The US District Court for the Southern District of New York recently dismissed a securities class action against a battery manufacturer, finding that the plaintiffs failed to plead a causal connection between the alleged revenue misstatements and a drop in the company’s stock price. 

 

New Energy Systems Group manufactures and distributes lithium battery shells and related products through a subsidiary based in China. Plaintiffs alleged that New Energy’s financial reports filed with the Securities and Exchange Commission for 2008 and 2009 showed substantially more revenue and net income than New Energy’s comparable filings submitted to China’s State Administration for Industry and Commerce. In essence, plaintiffs alleged that New Energy kept “two sets of books.” 

New Energy subsequently amended its Chinese filings to comport with the SEC filings in December 2011 and publicized the amendments on its website in March 2011. New Energy’s stock price did not react to the amendments. Nearly eight months later, New Energy issued a press release announcing a 42 percent decline in year-over-year revenues. Following this announcement, New Energy’s stock price fell by nearly 50 percent. Plaintiffs then filed a putative class action under Section 10(b) of the Securities Exchange Act of 1934. Defendants moved to dismiss, arguing that the plaintiffs failed to adequately plead loss causation. 

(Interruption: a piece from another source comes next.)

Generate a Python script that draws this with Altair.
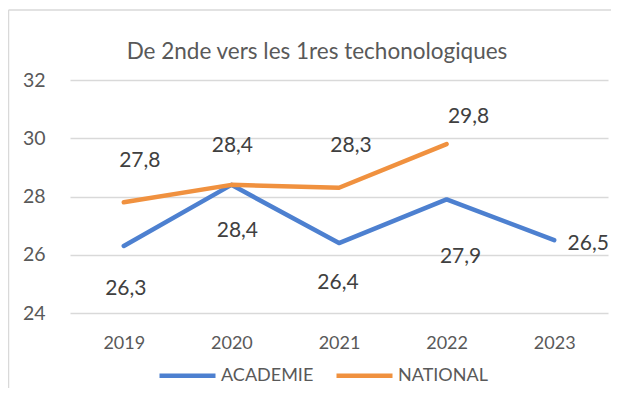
import altair as alt
import pandas as pd

years = ["2019", "2020", "2021", "2022", "2023"]
academie = [26.3, 28.4, 26.4, 27.9, 26.5]
national = [27.8, 28.4, 28.3, 29.8, None]
series_names = ["ACADEMIE", "NATIONAL"]
colors = ["#4D80D0", "#F0913F"]
y_ticks = [24, 26, 28, 30, 32]
title_text = "De 2nde vers les 1res techonologiques"

# label offsets (pixels) relative to each point, as placed in the reference
aca_dx = [2, 6, -1, 14, 34]
aca_dy = [43, 46, 40, 58, 4]
nat_dx = [16, 1, 12, 22]
nat_dy = [-41, -39, -42, -27]

rows = []
for yr, v in zip(years, academie):
    rows.append({"year": yr, "serie": "ACADEMIE", "value": v})
for yr, v in zip(years, national):
    if v is not None:
        rows.append({"year": yr, "serie": "NATIONAL", "value": v})
df = pd.DataFrame(rows)

FONT = "Lato"
GRID = "#D9D9D9"

x_enc = alt.X(
    "year:O",
    scale=alt.Scale(domain=years, padding=0.5),
    axis=alt.Axis(title=None, labelAngle=0, labelFont=FONT, labelFontSize=18,
                  labelColor="#595959", labelPadding=21, ticks=False, domain=False, grid=False),
)
y_enc = alt.Y(
    "value:Q",
    scale=alt.Scale(domain=[24, 32], nice=False, zero=False),
    axis=alt.Axis(title=None, values=y_ticks, labelFont=FONT, labelFontSize=19.5,
                  labelColor="#595959", labelPadding=25, ticks=False, domain=False,
                  grid=True, gridColor=GRID, gridWidth=1.3),
)

base = alt.Chart(df)

lines = base.mark_line(strokeWidth=4.5, strokeCap="round", strokeJoin="round").encode(
    x=x_enc,
    y=y_enc,
    color=alt.Color(
        "serie:N",
        scale=alt.Scale(domain=series_names, range=colors),
        legend=alt.Legend(
            title=None, orient="none", legendX=87, legendY=265, direction="horizontal",
            symbolType="stroke", symbolSize=3136, symbolStrokeWidth=4.5,
            labelFont=FONT, labelFontSize=18, labelColor="#595959",
            labelOffset=3, columnPadding=13,
        ),
    ),
)

layers = [lines]
label_expr = "replace(format(datum.value, '.1f'), '.', ',')"
for serie, vals, dxs, dys in [("ACADEMIE", academie, aca_dx, aca_dy),
                              ("NATIONAL", national, nat_dx, nat_dy)]:
    for i, yr in enumerate(years):
        if i >= len(dxs) or vals[i] is None:
            continue
        t = (
            base.transform_filter((alt.datum.serie == serie) & (alt.datum.year == yr))
            .transform_calculate(label=label_expr)
            .mark_text(font=FONT, fontSize=21, color="#404040", align="center",
                       baseline="middle", dx=dxs[i], dy=dys[i])
            .encode(x=x_enc, y=y_enc, text="label:N")
        )
        layers.append(t)

# chart-area border (left and top edges)
border_src = alt.Chart(pd.DataFrame({"a": [0]}))
left_border = border_src.mark_rule(color=GRID, strokeWidth=1.5).encode(
    x=alt.value(-61.5), y=alt.value(-70), y2=alt.value(330))
top_border = border_src.mark_rule(color=GRID, strokeWidth=1.5).encode(
    x=alt.value(-61.5), x2=alt.value(560), y=alt.value(-70))

chart = alt.layer(left_border, top_border, *layers).properties(
    width=538,
    height=233,
    autosize="none",
    padding={"left": 62, "top": 72, "right": 3, "bottom": 75},
    title=alt.Title(title_text, font=FONT, fontSize=22.5, color="#595959", fontWeight="normal",
                    anchor="middle", frame="group", dx=-22, offset=22, dy=94,
                    baseline="alphabetic"),
).configure(background="white").configure_view(strokeWidth=0, stroke="transparent")

chart.save("out.html", embed_options={"renderer": "svg", "actions": False})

The District Court found that the complaint failed to allege that plaintiffs suffered losses either when New Energy amended its Chinese filings or when it publicized information about those amendments. Instead, plaintiffs tied the losses to the press release issued eight months later on a theory that New Energy never had revenue or income previously reported, and it merely “ratcheted down” its revenue in an effort to conceal fraud. The District Court found plaintiffs’ theory unavailing, because elements of the alleged fraud would have been exposed to the market through the amendments to the Chinese filings, and the complaint alleged no market reaction whatsoever to the amendments. Consequentially, the District Court dismissed the complaint.   

In re. New Energy Sys. Sec. Litig., No. 12-c-01041 (S.D.N.Y. Sept. 30, 2014).